MATLAB: Sum of two random variables with different distributions

cdfrandom variables

Hi everyone,
I have a kernel cdf for variable x1 (bandwith=0.22) and an exponential cdf for variable x2 (lambda =1/14). Is there a command in Matlab that allows me to get the cdf for a new variable that is the sum of x1 and x2 (y=x1+x2)? The range of values for x2 is [0;100] and for x1 is ]0; +∞[.
Thanks in advance!
Best,
Elizabeth

Best Answer

I'm sorry. There is no command in MATLaB that will give you the CDF of the sum of two general random variables. This is for good reason: there is NO simple way to write the CDF of the sum of two general, unrelated random variables, with arbitrary distributions.
There are many things we might wish to do that have no simple solutions. That is not to say this is impossible. In fact, there are several classical solution approaches. The general idea is called statistical tolerancing.
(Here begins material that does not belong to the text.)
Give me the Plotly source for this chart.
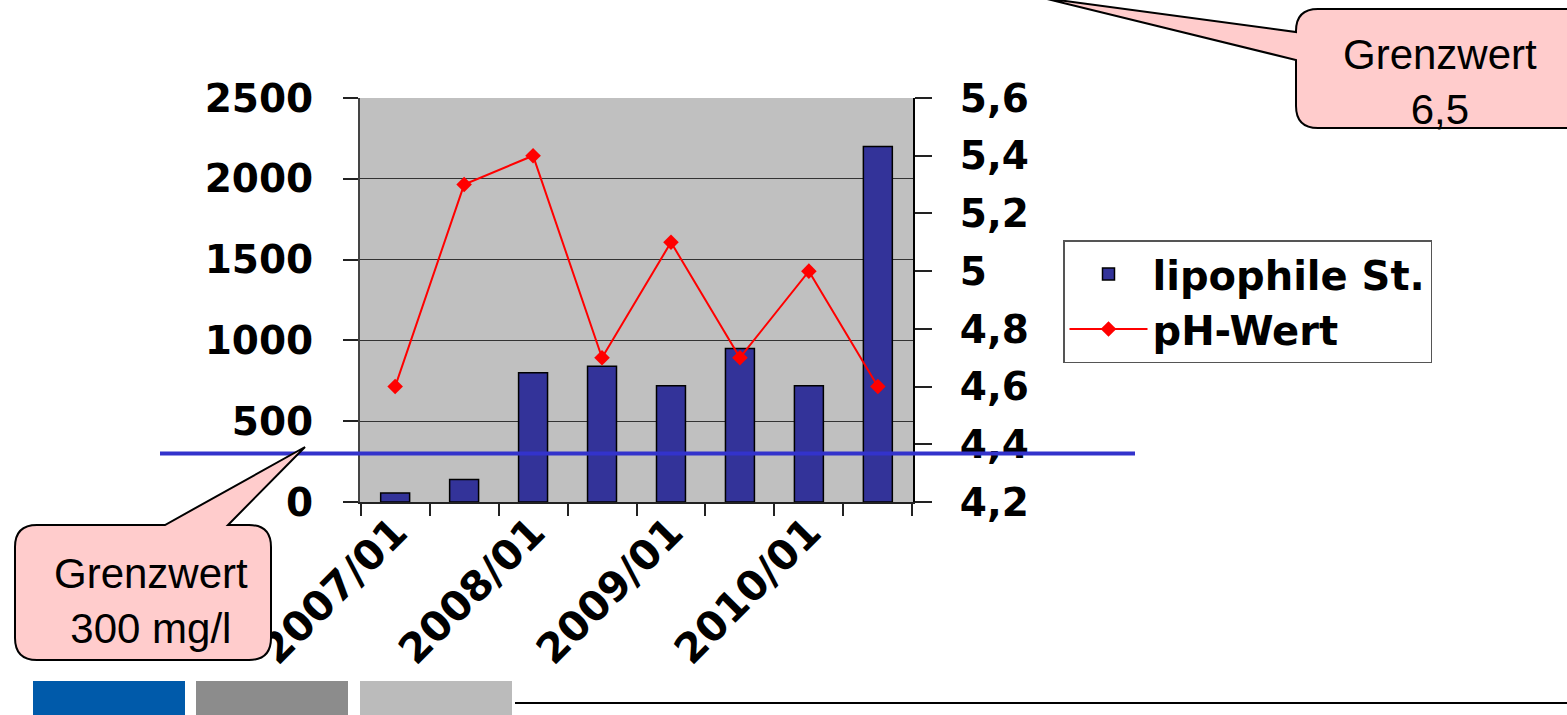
import plotly.graph_objects as go

# ---- data ----
categories = ["2007/01", "2007/07", "2008/01", "2008/07", "2009/01", "2009/07", "2010/01", "2010/07"]
tick_labels = ["2007/01", "", "2008/01", "", "2009/01", "", "2010/01", ""]
lipophile = [55, 140, 800, 840, 720, 950, 720, 2200]
ph_values = [4.6, 5.3, 5.4, 4.7, 5.1, 4.7, 5.0, 4.6]
left_ticks = [0, 500, 1000, 1500, 2000, 2500]
right_ticks = [4.2, 4.4, 4.6, 4.8, 5.0, 5.2, 5.4, 5.6]
right_tick_text = ["4,2", "4,4", "4,6", "4,8", "5", "5,2", "5,4", "5,6"]
limit_lipophile = 300

W, H = 1567, 715
L, R, T, B = 360, 913, 98, 502


def px(x):
    return (x - L) / (R - L)


def py(y):
    return (B - y) / (B - T)


def path(points_cmds):
    out = []
    for c in points_cmds:
        if c[0] in "ML":
            out.append(f"{c[0]}{px(c[1]):.5f},{py(c[2]):.5f}")
        elif c[0] == "Q":
            out.append(f"Q{px(c[1]):.5f},{py(c[2]):.5f} {px(c[3]):.5f},{py(c[4]):.5f}")
        elif c[0] == "Z":
            out.append("Z")
    return " ".join(out)


bold = dict(family="DejaVu Sans", size=39, color="black", weight="bold")
xbold = dict(family="DejaVu Sans", size=41, color="black", weight="bold")

fig = go.Figure()
fig.add_trace(go.Bar(
    x=categories, y=lipophile, name="lipophile St.",
    marker=dict(color="#333399", line=dict(color="black", width=1.5)),
    yaxis="y",
))
fig.add_trace(go.Scatter(
    x=categories, y=ph_values, name="pH-Wert", mode="lines+markers",
    line=dict(color="#ff0000", width=2),
    marker=dict(symbol="diamond", size=12, color="#ff0000"),
    yaxis="y2",
))

shapes = []
# limit line at 300 mg/l
shapes.append(dict(type="line", xref="paper", yref="y", x0=px(160), x1=px(1135),
                   y0=limit_lipophile, y1=limit_lipophile,
                   line=dict(color="#3333cc", width=4), layer="above"))

# callout bottom-left
r = 22
x0, y0, x1, y1 = 15, 525, 271, 660
c1 = [("M", x0 + r, y0), ("L", 165, y0), ("L", 305, 447), ("L", 228, y0), ("L", x1 - r, y0),
      ("Q", x1, y0, x1, y0 + r), ("L", x1, y1 - r), ("Q", x1, y1, x1 - r, y1),
      ("L", x0 + r, y1), ("Q", x0, y1, x0, y1 - r), ("L", x0, y0 + r), ("Q", x0, y0, x0 + r, y0), ("Z",)]
shapes.append(dict(type="path", xref="paper", yref="paper", path=path(c1),
                   fillcolor="#ffcccc", line=dict(color="black", width=2), layer="above"))

# callout top-right
x0, y0, x1, y1 = 1296, 9, 1620, 128
c2 = [("M", x0 + r, y0), ("L", x1, y0), ("L", x1, y1), ("L", x0 + r, y1),
      ("Q", x0, y1, x0, y1 - r), ("L", x0, 60), ("L", 1043, -2), ("L", x0, 32),
      ("L", x0, y0 + r), ("Q", x0, y0, x0 + r, y0), ("Z",)]
shapes.append(dict(type="path", xref="paper", yref="paper", path=path(c2),
                   fillcolor="#ffcccc", line=dict(color="black", width=2), layer="above"))

# footer decoration
for (a, b, col) in [(33, 185, "#005aaa"), (196, 348, "#8c8c8c"), (360, 512, "#bbbbbb")]:
    shapes.append(dict(type="rect", xref="paper", yref="paper", x0=px(a), x1=px(b),
                       y0=py(681), y1=py(718), fillcolor=col, line=dict(width=0)))
shapes.append(dict(type="line", xref="paper", yref="paper", x0=px(515), x1=px(1567),
                   y0=py(703), y1=py(703), line=dict(color="black", width=2)))

annotations = [
    dict(xref="paper", yref="paper", x=px(151), y=py(601), text="Grenzwert<br>300 mg/l",
         showarrow=False, xanchor="center", yanchor="middle",
         font=dict(family="Liberation Sans", size=42, color="black")),
    dict(xref="paper", yref="paper", x=px(1440), y=py(82), text="Grenzwert<br>6,5",
         showarrow=False, xanchor="center", yanchor="middle",
         font=dict(family="Liberation Sans", size=42, color="black")),
]

fig.update_layout(
    width=W, height=H,
    margin=dict(l=L, r=W - R, t=T, b=H - B, pad=0),
    paper_bgcolor="white", plot_bgcolor="#c0c0c0",
    separators=",.",
    bargap=0.58,
    showlegend=True,
    legend=dict(x=px(1063), y=py(240), xanchor="left", yanchor="top",
                bgcolor="white", bordercolor="#555555", borderwidth=1.5,
                font=dict(family="DejaVu Sans", size=40, color="black", weight="bold"),
                traceorder="normal", itemwidth=78),
    xaxis=dict(type="category", categoryorder="array", categoryarray=categories,
               tickmode="array", tickvals=categories, ticktext=tick_labels,
               tickson="boundaries", ticks="outside", ticklen=12, tickwidth=1.5,
               tickcolor="#222222", tickangle=-45, tickfont=xbold, ticklabelstandoff=-12,
               showline=True, linecolor="#222222", linewidth=1.5, showgrid=False),
    yaxis=dict(range=[0, 2500], tickmode="array", tickvals=left_ticks,
               ticks="outside", ticklen=15, tickwidth=1.5, tickcolor="#222222",
               tickfont=bold, ticklabelstandoff=22,
               showgrid=True, gridcolor="#333333", gridwidth=1.2,
               showline=True, linecolor="#444444", linewidth=2, zeroline=False),
    yaxis2=dict(range=[4.2, 5.6], overlaying="y", side="right",
                tickmode="array", tickvals=right_ticks, ticktext=right_tick_text,
                ticks="outside", ticklen=17, tickwidth=1.5, tickcolor="#222222",
                tickfont=bold, ticklabelstandoff=20,
                showgrid=False, showline=True, linecolor="black", linewidth=2, zeroline=False),
    shapes=shapes,
    annotations=annotations,
)

fig.write_html("out.html", config={"displayModeBar": False},
               post_script="document.body.style.margin='0';document.body.style.overflow='hidden';")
I'll suggest a couple of ideas that you can use.
1. You can do a Monte Carlo simulation. Generate random samples from each component, then form the sum. You can then compute a sample CDF from the data points. Lots and lots of points here will yield a decent approximation to the CDF.
2. Compute the mean, variance, skewness, kurtosis, etc., of the sum. There are many ways this can be done, using Taylor series approximations, or using various Taguchi style methods. For example, as Walter points out, the mean of a sum is simple to compute. However, the higher order moments will take a little more work. Given those moments, then you can choose a member of a distribution family that matches those moments as well as possible. The usual families of distributions that are used are the Pearson and the Johnson families.
The above scheme (#2) has its flaws for two distributions that are so different from each other, especially when one of them is bounded. That suggests that no simple Pearson or Johnson member will be a good approximant. So I would suggest #1 as the best approach, to form a completely empirical CDF.
If you do choose option #2, then I would still strongly suggest using a Monte Carlo scheme to validate those results. This is especially true because a Monte Carlo simulation is so easy to do.